Icebergs

By - Dec 17, 2019


Though my hands have blistered into balloons, my life is without blemish. I can’t remember ever experiencing darkness this complete. Last night, I got robbed in the most distinctly 2019 way. It is impossible to remember exact physical and mental sensations from a previous time but I am currently in the thick of it. I cherish people who discourage escapism. I have used the phrase “I am feeling very underwater” enough times that I will not say it here. Thanks to two different phone apps, I am in love and I am out $1000. Of all the people I hate at work, only one of them knows. When circumstances prevent me from having one, only then can I comprehend the importance of orgasms. If you fail to find beauty in the mundane, most days will be unremarkable. I don’t hate pickles anymore and now won’t pick them off if they are already a component of the sandwich but I don’t think I would eat a spear right off a plate or tell a Sandwich Artist that I want pickles, except on days like this that demand a conscious push into something distinctly different than the day that came before, even if that difference is tiny, brined, and thinly sliced. The hot chocolate tasted like dishwater but we still drank it.

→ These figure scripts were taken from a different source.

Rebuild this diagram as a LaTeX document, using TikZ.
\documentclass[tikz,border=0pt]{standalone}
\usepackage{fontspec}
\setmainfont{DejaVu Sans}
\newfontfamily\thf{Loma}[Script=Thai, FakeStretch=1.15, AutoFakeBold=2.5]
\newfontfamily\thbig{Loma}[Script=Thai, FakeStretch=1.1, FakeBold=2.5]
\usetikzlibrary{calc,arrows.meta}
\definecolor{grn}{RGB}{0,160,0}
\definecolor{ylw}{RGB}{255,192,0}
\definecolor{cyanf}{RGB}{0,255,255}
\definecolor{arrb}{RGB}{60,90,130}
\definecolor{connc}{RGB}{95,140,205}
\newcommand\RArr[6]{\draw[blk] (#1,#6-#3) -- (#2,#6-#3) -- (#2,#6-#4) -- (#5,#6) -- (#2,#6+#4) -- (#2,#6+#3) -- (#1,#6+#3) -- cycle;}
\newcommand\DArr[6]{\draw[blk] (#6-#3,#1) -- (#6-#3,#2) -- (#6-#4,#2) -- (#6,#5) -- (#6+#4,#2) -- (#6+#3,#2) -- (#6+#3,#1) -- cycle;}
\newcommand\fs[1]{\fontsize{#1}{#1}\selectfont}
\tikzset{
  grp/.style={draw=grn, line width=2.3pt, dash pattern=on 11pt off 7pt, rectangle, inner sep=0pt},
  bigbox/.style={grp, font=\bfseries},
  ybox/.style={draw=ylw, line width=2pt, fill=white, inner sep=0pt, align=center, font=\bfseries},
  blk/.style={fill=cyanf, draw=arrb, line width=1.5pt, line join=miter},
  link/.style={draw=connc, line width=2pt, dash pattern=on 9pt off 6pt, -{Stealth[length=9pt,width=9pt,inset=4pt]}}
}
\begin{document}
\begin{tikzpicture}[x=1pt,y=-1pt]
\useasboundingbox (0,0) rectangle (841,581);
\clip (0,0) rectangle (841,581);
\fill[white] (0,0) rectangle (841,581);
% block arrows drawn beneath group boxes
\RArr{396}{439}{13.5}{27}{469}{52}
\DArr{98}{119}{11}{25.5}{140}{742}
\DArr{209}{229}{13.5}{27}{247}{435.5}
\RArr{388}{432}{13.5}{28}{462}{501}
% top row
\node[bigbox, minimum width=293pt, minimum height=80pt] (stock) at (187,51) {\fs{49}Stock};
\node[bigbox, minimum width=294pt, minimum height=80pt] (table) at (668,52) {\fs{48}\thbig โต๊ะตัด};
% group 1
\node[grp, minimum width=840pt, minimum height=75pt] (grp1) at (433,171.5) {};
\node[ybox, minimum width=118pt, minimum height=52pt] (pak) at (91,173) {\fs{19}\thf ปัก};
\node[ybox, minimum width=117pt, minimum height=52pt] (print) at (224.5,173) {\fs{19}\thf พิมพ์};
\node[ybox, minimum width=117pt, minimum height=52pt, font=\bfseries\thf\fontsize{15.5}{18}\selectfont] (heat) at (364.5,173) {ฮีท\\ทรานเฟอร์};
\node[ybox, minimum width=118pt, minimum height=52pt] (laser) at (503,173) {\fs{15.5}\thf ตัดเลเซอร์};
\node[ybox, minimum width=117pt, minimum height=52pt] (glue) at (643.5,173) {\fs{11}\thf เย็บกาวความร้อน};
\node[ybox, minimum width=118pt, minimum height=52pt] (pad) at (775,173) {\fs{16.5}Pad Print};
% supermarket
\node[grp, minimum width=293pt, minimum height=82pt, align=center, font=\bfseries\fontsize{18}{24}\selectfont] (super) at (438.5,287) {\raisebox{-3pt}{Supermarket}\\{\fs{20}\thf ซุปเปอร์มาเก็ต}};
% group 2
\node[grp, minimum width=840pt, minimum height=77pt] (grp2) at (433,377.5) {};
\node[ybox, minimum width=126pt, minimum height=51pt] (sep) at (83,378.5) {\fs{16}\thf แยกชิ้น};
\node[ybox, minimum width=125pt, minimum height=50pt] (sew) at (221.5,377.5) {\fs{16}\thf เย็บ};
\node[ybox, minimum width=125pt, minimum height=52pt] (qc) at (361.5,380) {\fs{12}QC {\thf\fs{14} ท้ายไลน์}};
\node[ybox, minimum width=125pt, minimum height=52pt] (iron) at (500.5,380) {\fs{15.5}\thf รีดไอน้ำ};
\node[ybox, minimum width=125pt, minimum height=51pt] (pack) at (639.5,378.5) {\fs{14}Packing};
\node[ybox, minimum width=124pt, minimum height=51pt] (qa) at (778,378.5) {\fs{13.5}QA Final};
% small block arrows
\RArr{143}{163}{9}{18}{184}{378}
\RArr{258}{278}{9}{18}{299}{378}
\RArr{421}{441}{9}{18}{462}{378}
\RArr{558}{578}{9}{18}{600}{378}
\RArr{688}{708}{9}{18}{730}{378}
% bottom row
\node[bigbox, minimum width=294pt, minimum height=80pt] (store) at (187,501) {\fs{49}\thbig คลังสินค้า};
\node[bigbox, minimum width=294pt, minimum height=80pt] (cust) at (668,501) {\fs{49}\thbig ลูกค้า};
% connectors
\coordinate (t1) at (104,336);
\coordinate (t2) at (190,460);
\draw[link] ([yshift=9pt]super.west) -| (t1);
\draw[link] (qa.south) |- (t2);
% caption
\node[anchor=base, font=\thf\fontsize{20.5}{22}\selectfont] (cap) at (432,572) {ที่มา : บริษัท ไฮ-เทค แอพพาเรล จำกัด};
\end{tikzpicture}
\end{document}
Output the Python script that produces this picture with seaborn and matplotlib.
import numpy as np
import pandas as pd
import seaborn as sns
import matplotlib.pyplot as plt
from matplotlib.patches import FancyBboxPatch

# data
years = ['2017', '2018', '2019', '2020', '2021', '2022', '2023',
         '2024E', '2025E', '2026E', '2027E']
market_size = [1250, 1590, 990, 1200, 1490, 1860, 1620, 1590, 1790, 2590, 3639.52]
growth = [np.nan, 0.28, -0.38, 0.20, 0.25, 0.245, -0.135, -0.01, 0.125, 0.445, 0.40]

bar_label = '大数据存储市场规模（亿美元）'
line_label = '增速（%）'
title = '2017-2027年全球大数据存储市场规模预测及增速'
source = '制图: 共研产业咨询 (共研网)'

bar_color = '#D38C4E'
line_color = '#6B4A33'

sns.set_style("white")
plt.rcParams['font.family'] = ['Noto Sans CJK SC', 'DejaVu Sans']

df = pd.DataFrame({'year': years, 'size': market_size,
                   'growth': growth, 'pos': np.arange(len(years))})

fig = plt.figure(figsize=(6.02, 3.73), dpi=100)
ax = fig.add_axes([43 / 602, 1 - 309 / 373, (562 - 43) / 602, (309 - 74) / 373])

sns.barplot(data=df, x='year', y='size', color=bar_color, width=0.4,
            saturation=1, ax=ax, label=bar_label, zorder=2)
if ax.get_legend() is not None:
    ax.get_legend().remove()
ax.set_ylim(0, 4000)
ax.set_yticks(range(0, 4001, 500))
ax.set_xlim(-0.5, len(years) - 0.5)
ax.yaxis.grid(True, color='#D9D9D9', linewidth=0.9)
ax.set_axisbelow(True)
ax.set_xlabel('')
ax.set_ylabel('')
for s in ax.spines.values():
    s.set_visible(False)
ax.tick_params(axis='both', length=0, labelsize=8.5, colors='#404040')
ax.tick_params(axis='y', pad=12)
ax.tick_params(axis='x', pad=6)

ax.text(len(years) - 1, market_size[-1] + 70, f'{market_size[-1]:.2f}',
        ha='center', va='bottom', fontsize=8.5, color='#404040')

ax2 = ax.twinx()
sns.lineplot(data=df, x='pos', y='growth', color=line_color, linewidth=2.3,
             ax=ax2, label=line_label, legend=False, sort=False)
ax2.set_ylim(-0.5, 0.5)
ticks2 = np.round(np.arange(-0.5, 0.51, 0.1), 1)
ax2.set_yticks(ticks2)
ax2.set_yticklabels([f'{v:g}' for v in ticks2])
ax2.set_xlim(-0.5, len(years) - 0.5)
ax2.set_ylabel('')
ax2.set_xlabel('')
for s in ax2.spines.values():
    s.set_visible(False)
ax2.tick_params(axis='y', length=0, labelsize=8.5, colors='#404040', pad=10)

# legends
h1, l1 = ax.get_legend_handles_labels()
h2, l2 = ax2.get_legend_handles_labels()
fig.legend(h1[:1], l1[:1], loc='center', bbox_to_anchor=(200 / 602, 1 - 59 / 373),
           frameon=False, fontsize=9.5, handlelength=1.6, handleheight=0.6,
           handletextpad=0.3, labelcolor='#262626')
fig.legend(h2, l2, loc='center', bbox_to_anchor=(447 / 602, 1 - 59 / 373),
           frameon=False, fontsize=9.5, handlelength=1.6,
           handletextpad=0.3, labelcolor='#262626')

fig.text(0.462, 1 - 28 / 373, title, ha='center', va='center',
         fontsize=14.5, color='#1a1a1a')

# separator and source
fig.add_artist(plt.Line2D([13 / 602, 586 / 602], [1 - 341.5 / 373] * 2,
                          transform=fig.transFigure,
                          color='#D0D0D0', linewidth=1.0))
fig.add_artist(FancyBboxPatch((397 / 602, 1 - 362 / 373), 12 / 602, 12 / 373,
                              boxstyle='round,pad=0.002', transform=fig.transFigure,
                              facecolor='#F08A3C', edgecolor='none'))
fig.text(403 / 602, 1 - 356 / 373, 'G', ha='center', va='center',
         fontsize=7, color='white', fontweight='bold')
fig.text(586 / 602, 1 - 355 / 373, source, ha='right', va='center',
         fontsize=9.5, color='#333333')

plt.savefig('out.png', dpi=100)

Memories surface in my mind and I want to crawl inside. I used to think of my father as abusive, and maybe he was, but I’ve since realized that he’s a human and that humans, by definition, do not know what they are doing. Each time I step inside the house I grew up in, I regress to the teenage version of myself. I think the point of the scene in
Ferris Bueller’s Day Off where Cameron suffers intense existential anguish while gazing at a pointillism painting is to make the viewer who will relate to that moment feel as if they are the only person who has ever seen that movie and felt so strongly and specifically about that particular part. I watched two movies back to back at the AMC and neither was nearly as remarkable as the 14 minutes between them. I didn’t hear the crack of the plastic seal when I opened this bottle of seltzer so this may be the last sentence I ever write. I intended to write about the brutal car wreck I was inches away from being involved in but didn’t. Now I must trick my body again. I can alter the way I think about things but never how I feel about them. It hurt when she said “I don’t think I love you” and I asked her to repeat herself over and over until I realized she had not said that at all but rather “I don’t think ill of you.” I forgive myself for not writing while I was debilitatingly sick. I forgive myself for other reprehensible things. The things I have done and thought in the past were not done and thought by me. The things I have done and thought in the past were done and thought by me. My body houses something small and unknown. I will dig and rip every layer away until I get to it. I only need to see what it looks like.